When my wife’s boss first moved to our small town it was more than a little culture shock. Raised on the slick windy streets ofChicago, he had mastered the ways of the urban jungle, but this experience had done little to prepare him for the Deep South. He had never eaten grits. He did not know what chicken and dumplings were. He had not the foggiest idea about pork rinds. He had never attended Cotillion classes as a child, been to a church homecoming, or attended the Sequoya Ball (our town’s largest and most elegant annual charity soiree). This was all very foreign to him. As was the Southern hospitality dripping from the mouths and handshakes of his new neighbors.
One evening shortly after moving, he and his wife were unpacking their boxes and beginning to settle into their new, alien surroundings. There was a knock at the door. Out on the stoop was the first of several neighbors he would meet in the days ahead. She was the typical, sweet, small-town Southern lady, apple pie in hand. She gave the usual “welcome to our town” speech, drawling over every word, and finally ended with an invitation for them to join her in worship at First Baptist Church the next Sunday. Well, you can imagine this dear lady’s disbelief when she was immediately informed of my wife’s boss’ atheism. “No ma’am, I do not believe in God and will not be attending church with you. Not next week. Not ever.”
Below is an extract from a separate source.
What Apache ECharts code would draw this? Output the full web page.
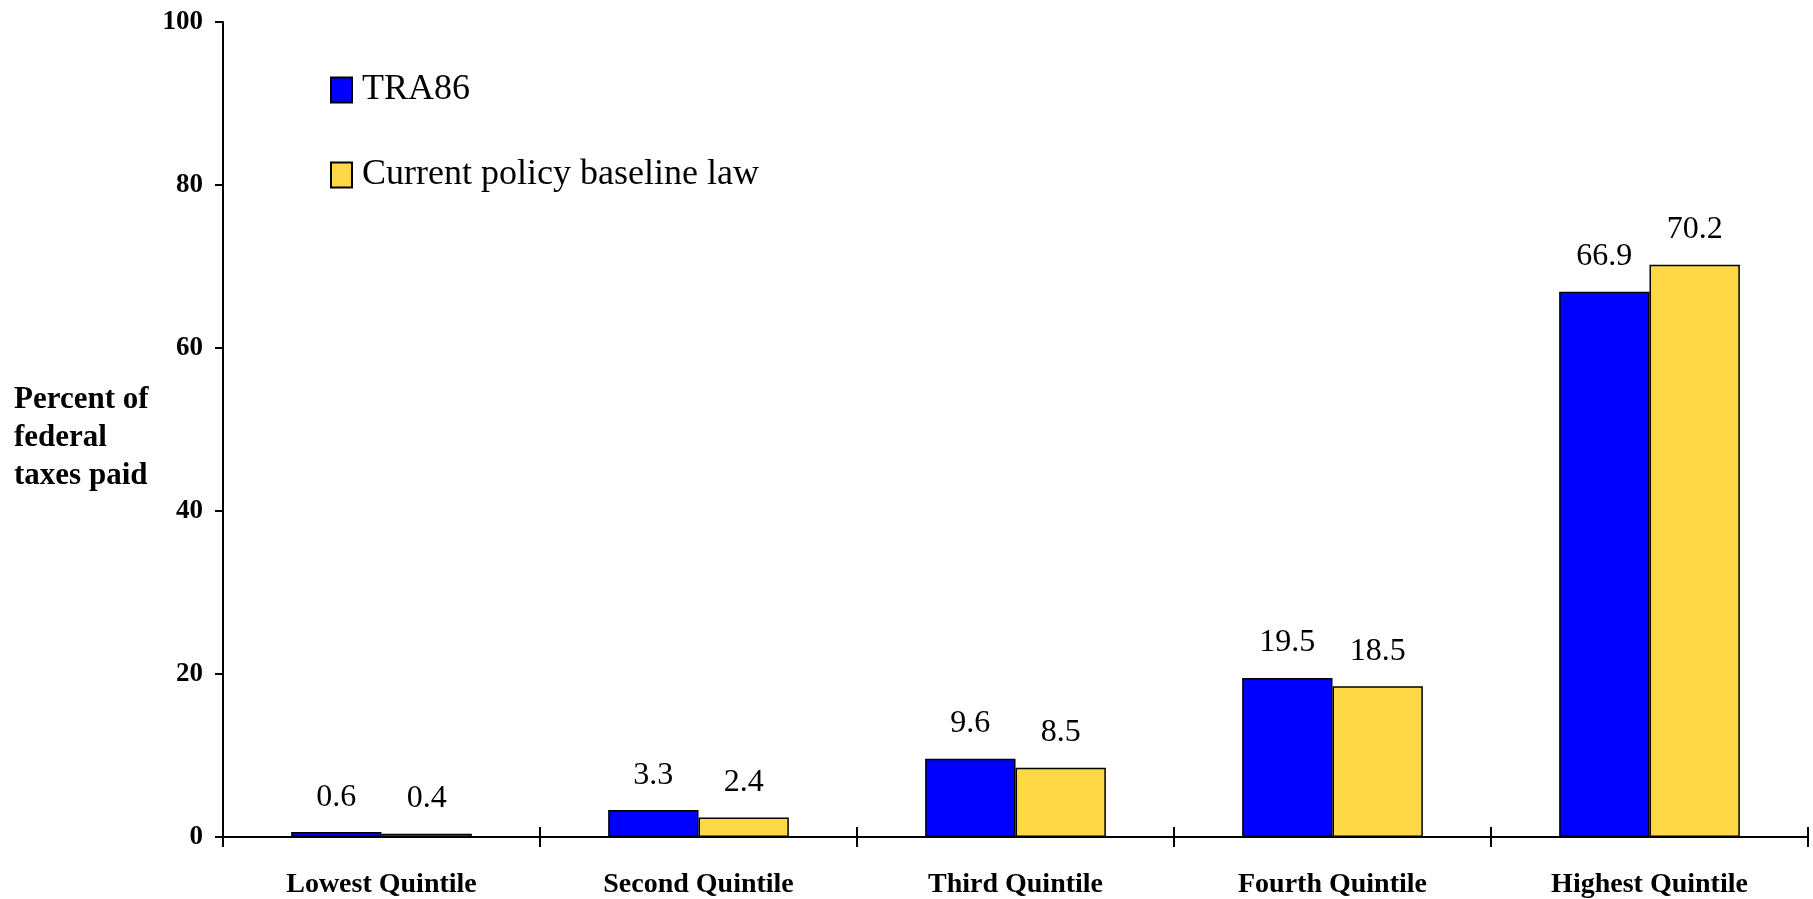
<!DOCTYPE html>
<html>
<head>
<meta charset="utf-8">
<title>Share of federal taxes paid by income quintile</title>
<script src="https://cdn.jsdelivr.net/npm/echarts@6/dist/echarts.min.js"></script>
<style>
  html, body { margin: 0; padding: 0; background: #fff; }
  #chart { width: 1813px; height: 899px; }
</style>
</head>
<body>
<div id="chart"></div>
<script>
// Income quintiles on the category axis
const categories = ['Lowest Quintile', 'Second Quintile', 'Third Quintile', 'Fourth Quintile', 'Highest Quintile'];

// Percent of federal taxes paid, by quintile
const tra86 = [0.6, 3.3, 9.6, 19.5, 66.9];
const currentPolicy = [0.4, 2.4, 8.5, 18.5, 70.2];

const seriesNames = ['TRA86', 'Current policy baseline law'];
const yAxisTitle = 'Percent of\nfederal\ntaxes paid';

const SERIF = '"Liberation Serif", "Times New Roman", serif';

const chart = echarts.init(document.getElementById('chart'), null, { renderer: 'canvas' });

const barLabel = {
  show: true,
  position: 'top',
  distance: 19,
  fontFamily: SERIF,
  fontSize: 32,
  color: '#000',
  formatter: p => p.value.toFixed(1)
};

const legendText = { fontFamily: SERIF, fontSize: 36, lineHeight: 36, color: '#000', padding: [0, 0, 0, 5] };

chart.setOption({
  animation: false,
  backgroundColor: '#fff',
  grid: { left: 223, right: 5, top: 22, bottom: 62, containLabel: false },
  legend: [
    {
      data: [seriesNames[0]],
      left: 330, top: 72, padding: 0,
      orient: 'vertical',
      icon: 'rect', itemWidth: 21, itemHeight: 25,
      textStyle: legendText
    },
    {
      data: [seriesNames[1]],
      left: 330, top: 157, padding: 0,
      orient: 'vertical',
      icon: 'rect', itemWidth: 21, itemHeight: 25,
      textStyle: legendText
    }
  ],
  xAxis: [
    {
      type: 'category',
      data: categories,
      boundaryGap: true,
      axisLine: { show: true, lineStyle: { color: '#000', width: 2 } },
      axisTick: { show: true, length: 10, lineStyle: { color: '#000', width: 2 } },
      axisLabel: { margin: 34, fontFamily: SERIF, fontWeight: 'bold', fontSize: 28, color: '#000' },
      splitLine: { show: false }
    },
    {
      // Upward half of the category separator ticks
      type: 'category',
      data: categories,
      position: 'bottom',
      boundaryGap: true,
      axisLine: { show: false },
      axisTick: { show: true, inside: true, length: 10, lineStyle: { color: '#000', width: 2 } },
      axisLabel: { show: false },
      splitLine: { show: false }
    }
  ],
  yAxis: {
    type: 'value',
    min: 0, max: 100, interval: 20,
    axisLine: { show: true, lineStyle: { color: '#000', width: 2 } },
    axisTick: { show: true, length: 8, lineStyle: { color: '#000', width: 2 } },
    axisLabel: { margin: 20, fontFamily: SERIF, fontWeight: 'bold', fontSize: 27, color: '#000' },
    splitLine: { show: false }
  },
  graphic: [
    {
      type: 'text',
      left: 14, top: 381,
      style: {
        text: yAxisTitle,
        font: 'bold 31px ' + SERIF,
        lineHeight: 38,
        fill: '#000'
      }
    }
  ],
  series: [
    {
      name: seriesNames[0],
      type: 'bar',
      data: tra86,
      barGap: '0%',
      barCategoryGap: '43%',
      itemStyle: { color: '#0000FF', borderColor: '#000', borderWidth: 1.5 },
      label: barLabel
    },
    {
      name: seriesNames[1],
      type: 'bar',
      data: currentPolicy,
      barGap: '0%',
      barCategoryGap: '43%',
      itemStyle: { color: '#FFD945', borderColor: '#000', borderWidth: 1.5 },
      label: barLabel
    }
  ]
});
</script>
</body>
</html>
This poor woman looked at him, dumbstruck. To relieve the tension she turned to his wife: “What about you, dear? Would you join me for church next week?” Again, the answer was shattering. “No, I am afraid not. See, I am Jewish.” The charming saint from the First Baptist Church turned and left, taking her apple pie with her. She never tried to engage them again; no invitation to the neighborhood barbecue, no friendly exchange of garden tools, no further invitations to church on Sunday, and certainly no more apple pies.
It used to be that everyone we met was a bit like “us.” Not anymore. From religion and race, to politics and lifestyle, the diversity that now surrounds us is far greater than anything we could have imagined a generation ago. So, in shock, we exercise kindness toward those who are like us, and we keep our apple pies away from those we find different than we ourselves. We retreat into the sanctuary of our own homes or churches, keeping the unfamiliar at a distance. This is hardly “hospitality,” Southern or otherwise. In fact, it is hostility.
Jesus asked in the Sermon on the Mount, “If you love only those who love you, what have you gained?” I don’t know what is gained, but I know what is lost: Community itself. Researchers now say that our polarization and cocooning can do more than make sparks fly during a political debate. When people fail to get to know others outside their religious and social circles, everyone grows precariously distrustful. Everything from public health and government effectiveness, to economic strength and crime rates suffer as a result of our failure to simply connect with those who share the space around us.
See, apple pies not only taste good, they are good for us all.